GOAL OF THE EXERCISE: Begin with the line containing "What matplotlib code" and end with the line containing "(4, 1), (4, 2), (4, 5), (4, 7)]". Give those lines again exactly, leaving out the images.

INPUT FOR THIS TASK:
● ● ●
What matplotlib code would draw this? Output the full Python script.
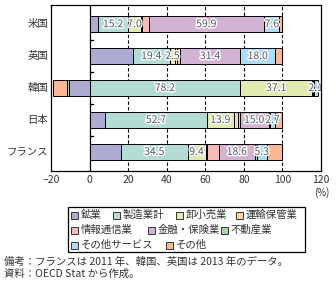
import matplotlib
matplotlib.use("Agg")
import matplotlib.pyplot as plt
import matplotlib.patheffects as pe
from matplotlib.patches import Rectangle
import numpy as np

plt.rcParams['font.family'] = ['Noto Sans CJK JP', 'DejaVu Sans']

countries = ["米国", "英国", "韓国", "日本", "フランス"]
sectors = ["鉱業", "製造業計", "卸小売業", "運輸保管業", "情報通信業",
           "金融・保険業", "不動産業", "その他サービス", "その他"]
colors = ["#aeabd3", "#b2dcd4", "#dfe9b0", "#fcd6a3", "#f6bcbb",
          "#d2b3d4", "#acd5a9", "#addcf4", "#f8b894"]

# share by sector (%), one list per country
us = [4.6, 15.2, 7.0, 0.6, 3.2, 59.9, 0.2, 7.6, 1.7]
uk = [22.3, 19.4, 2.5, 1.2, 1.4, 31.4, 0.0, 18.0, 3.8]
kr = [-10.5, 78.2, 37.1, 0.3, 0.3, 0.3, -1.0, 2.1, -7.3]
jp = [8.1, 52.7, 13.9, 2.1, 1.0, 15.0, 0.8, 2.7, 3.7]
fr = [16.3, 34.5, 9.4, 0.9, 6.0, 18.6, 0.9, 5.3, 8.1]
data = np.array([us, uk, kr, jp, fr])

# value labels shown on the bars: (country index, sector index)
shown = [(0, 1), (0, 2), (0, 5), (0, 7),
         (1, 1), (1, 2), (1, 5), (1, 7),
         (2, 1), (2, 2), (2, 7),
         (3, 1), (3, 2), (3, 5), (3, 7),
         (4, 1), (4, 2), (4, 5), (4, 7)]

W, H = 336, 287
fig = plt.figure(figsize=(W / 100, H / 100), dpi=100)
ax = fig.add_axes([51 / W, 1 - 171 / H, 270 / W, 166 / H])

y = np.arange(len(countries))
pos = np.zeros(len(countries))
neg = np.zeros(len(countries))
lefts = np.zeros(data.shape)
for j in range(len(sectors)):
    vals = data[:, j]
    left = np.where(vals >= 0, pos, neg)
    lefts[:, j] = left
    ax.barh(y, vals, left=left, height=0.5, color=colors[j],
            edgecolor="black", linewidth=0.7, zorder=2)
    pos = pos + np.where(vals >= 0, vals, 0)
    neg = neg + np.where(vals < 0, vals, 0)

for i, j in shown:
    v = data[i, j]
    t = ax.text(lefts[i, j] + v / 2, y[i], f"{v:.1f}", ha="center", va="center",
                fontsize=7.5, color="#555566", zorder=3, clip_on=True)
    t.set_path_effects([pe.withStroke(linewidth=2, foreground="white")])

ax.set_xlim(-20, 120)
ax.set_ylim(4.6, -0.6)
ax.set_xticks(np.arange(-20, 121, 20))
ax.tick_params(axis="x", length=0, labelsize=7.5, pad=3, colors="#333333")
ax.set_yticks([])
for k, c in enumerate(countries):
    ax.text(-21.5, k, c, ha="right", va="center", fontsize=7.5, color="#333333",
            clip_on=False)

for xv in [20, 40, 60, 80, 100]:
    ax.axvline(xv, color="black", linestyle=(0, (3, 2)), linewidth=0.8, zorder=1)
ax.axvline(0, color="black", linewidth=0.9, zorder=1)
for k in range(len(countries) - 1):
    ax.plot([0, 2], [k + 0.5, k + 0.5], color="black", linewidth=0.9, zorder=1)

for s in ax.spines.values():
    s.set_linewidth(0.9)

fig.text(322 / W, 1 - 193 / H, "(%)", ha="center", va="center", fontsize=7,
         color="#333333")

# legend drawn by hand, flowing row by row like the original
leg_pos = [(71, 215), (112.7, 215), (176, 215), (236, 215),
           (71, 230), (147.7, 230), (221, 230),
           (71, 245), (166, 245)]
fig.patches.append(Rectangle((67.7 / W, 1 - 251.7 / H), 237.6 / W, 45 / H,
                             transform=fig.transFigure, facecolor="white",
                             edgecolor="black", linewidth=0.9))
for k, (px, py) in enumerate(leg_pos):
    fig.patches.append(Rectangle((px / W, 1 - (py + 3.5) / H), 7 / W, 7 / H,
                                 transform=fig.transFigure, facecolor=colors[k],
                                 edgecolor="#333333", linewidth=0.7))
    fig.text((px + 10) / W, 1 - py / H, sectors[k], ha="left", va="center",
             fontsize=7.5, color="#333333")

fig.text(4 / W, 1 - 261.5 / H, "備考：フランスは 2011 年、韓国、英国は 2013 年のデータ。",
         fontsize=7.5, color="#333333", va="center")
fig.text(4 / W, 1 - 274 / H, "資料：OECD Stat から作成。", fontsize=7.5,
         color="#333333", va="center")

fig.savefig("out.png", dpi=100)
● ● ●
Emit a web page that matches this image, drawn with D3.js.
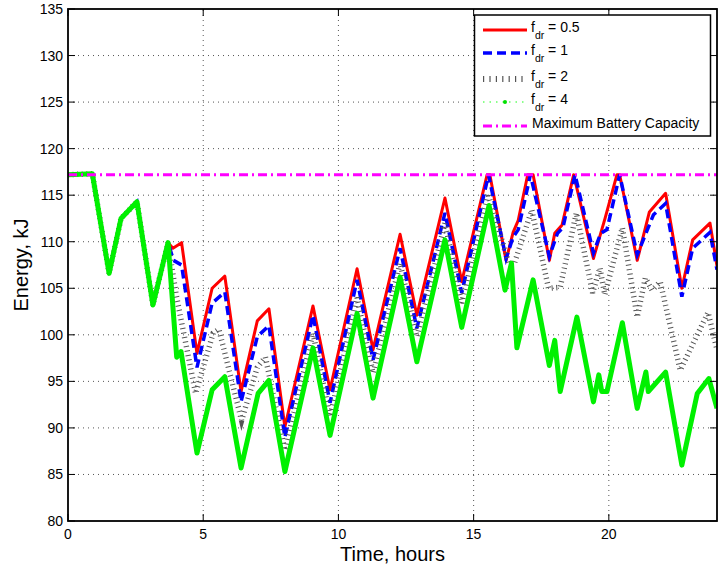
● ● ●
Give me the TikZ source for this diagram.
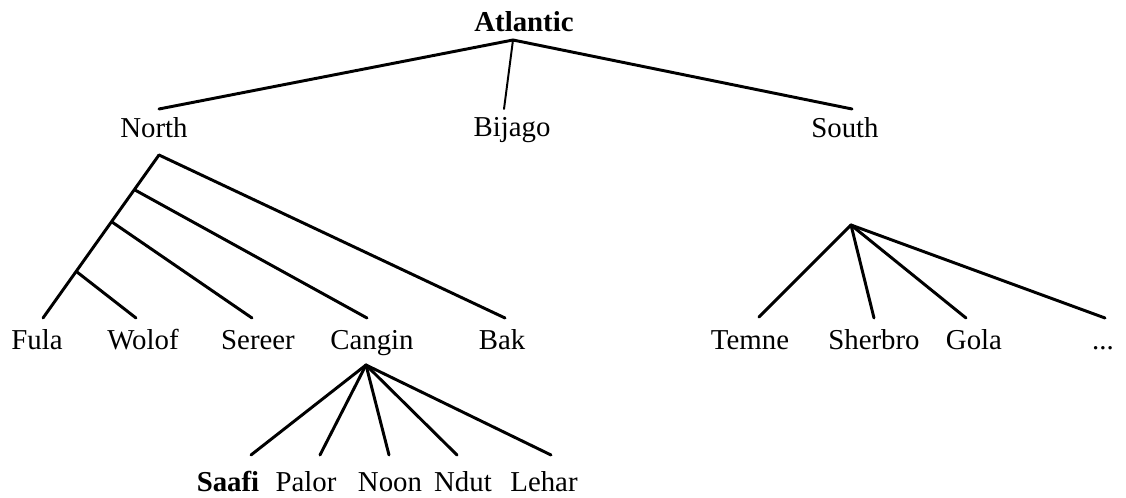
● ● ●
FULL ANSWER:
What matplotlib code would draw this? Output the full Python script.
import matplotlib
matplotlib.use("Agg")
import matplotlib.pyplot as plt
import matplotlib.patheffects as pe
from matplotlib.patches import Rectangle
import numpy as np

plt.rcParams['font.family'] = ['Noto Sans CJK JP', 'DejaVu Sans']

countries = ["米国", "英国", "韓国", "日本", "フランス"]
sectors = ["鉱業", "製造業計", "卸小売業", "運輸保管業", "情報通信業",
           "金融・保険業", "不動産業", "その他サービス", "その他"]
colors = ["#aeabd3", "#b2dcd4", "#dfe9b0", "#fcd6a3", "#f6bcbb",
          "#d2b3d4", "#acd5a9", "#addcf4", "#f8b894"]

# share by sector (%), one list per country
us = [4.6, 15.2, 7.0, 0.6, 3.2, 59.9, 0.2, 7.6, 1.7]
uk = [22.3, 19.4, 2.5, 1.2, 1.4, 31.4, 0.0, 18.0, 3.8]
kr = [-10.5, 78.2, 37.1, 0.3, 0.3, 0.3, -1.0, 2.1, -7.3]
jp = [8.1, 52.7, 13.9, 2.1, 1.0, 15.0, 0.8, 2.7, 3.7]
fr = [16.3, 34.5, 9.4, 0.9, 6.0, 18.6, 0.9, 5.3, 8.1]
data = np.array([us, uk, kr, jp, fr])

# value labels shown on the bars: (country index, sector index)
shown = [(0, 1), (0, 2), (0, 5), (0, 7),
         (1, 1), (1, 2), (1, 5), (1, 7),
         (2, 1), (2, 2), (2, 7),
         (3, 1), (3, 2), (3, 5), (3, 7),
         (4, 1), (4, 2), (4, 5), (4, 7)]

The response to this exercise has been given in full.